Churchill Downs' Dividend Safety Score Downgraded to "Borderline Safe" as Derby Will Be Held Without Fans

The pandemic has caused significant disruption for Churchill Downs' business. The firm's flagship event, the Kentucky Derby, was delayed from early May to September, hurting its horse racing operations (28% of 2019 adjusted EBITDA).

Meanwhile, casinos (58%) were forced to close temporarily. And although the online gaming business (14%) has continued growing, Churchill Downs' second-quarter revenue fell more than 60% and the company operated at a loss.

When we looked at the business in March, we decided to take a wait-and-see approach with the firm's Dividend Safety Score since the firm's overall financial health seemed to hinge on whether or not the Derby would take place, and what it might look like.

Since Churchill Downs pays an annual dividend, usually declaring its payout for the year in October, we figured management had time to gain clarity on the company's finances and horse racing operations before needing to make a decision on returning capital to shareholders.

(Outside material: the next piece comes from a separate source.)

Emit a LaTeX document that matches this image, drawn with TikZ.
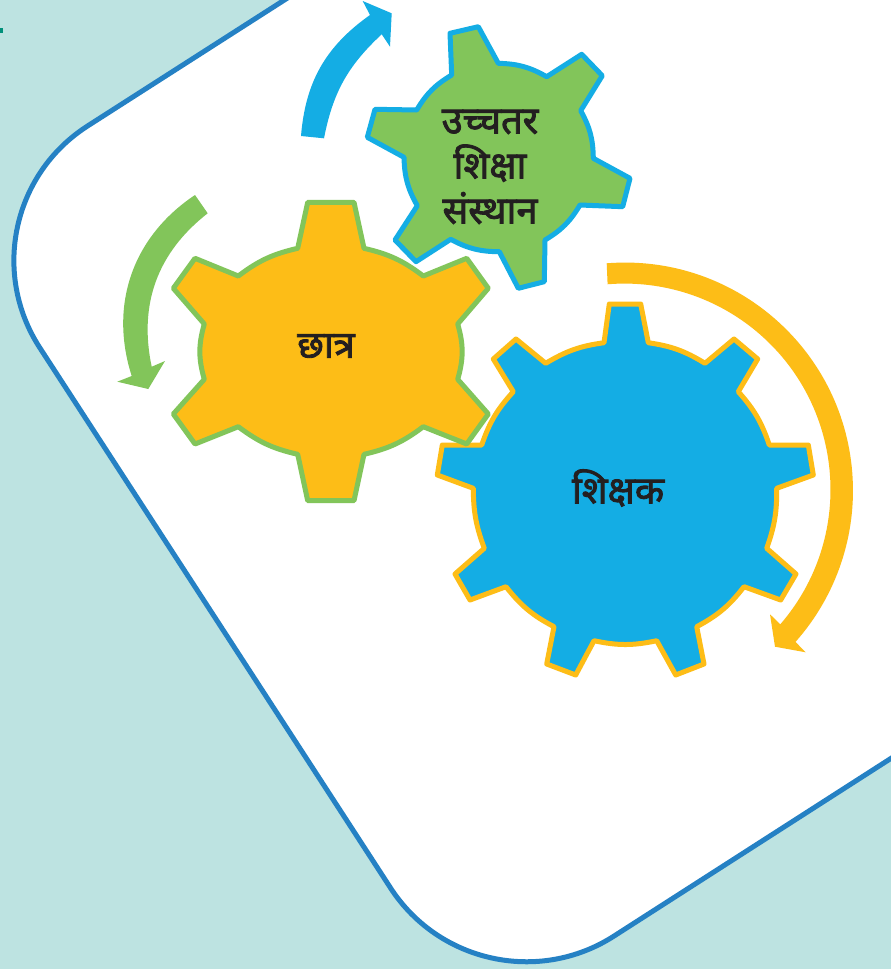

On August 21, Churchill Downs announced that this year's Kentucky Derby would be held without fans. While wagering commissions seem likely to be strong, Churchill Downs won't realize fees earned from admissions, food and beverage sales, and other racing event-related services.

Coupled with an uncertain outlook for regional casino properties, it's not out of the question that management may choose to reduce or eliminate the dividend this year.

As a result, we are downgrading Churchill Downs' Dividend Safety Score to Borderline Safe.

From a financial perspective, the dividend costs only around $23 million per year. For a business that generated over $450 million of adjusted EBITDA in 2019, that's not a major commitment.

But with its casinos not operating at full strength and the Derby pushed out, Churchill Downs' 2019 dividend technically exceeded its earnings over the past year.
Source: Simply Safe Dividends
Analyst expect the Derby (plus a continued rebound in casinos) to restore profits in the year ahead, bringing Churchill Downs' payout ratio back to a healthy level. 

Management may be willing to look past the temporary setbacks of 2020 and maintain or even increase Churchill Downs' dividend.

After all, Churchill Downs' balance sheet and liquidity remain healthy. The firm had $649 million of cash with no long-term debt maturities until the second half of 2024. Churchill Downs was in compliance with both financial covenants on its revolver, too. 

However, a lot of discretion is involved in the dividend decision this year.

Ultimately, the dividend is not a major component of Churchill Downs' long-term total returns, as demonstrated by the company's relatively low payout ratio (in normal times) and dividend yield under 0.5%. 

No matter what happens to the dividend in October, this is not necessarily a reason to sell the stock.

Churchill Downs' long-term performance will be driven by continued interest in horse racing and the firm's ability to adapt its business model for the online world of sports gambling.

While it's still early days, there's no evidence yet that the Derby or horse racing in general has lost relevance due to the pandemic, and Churchill Downs already owns the largest online horse racing wagering platform in America. 

Investors who stay the course just have to be prepared for what could be a bumpy few quarters as the gaming industry tries to stabilize.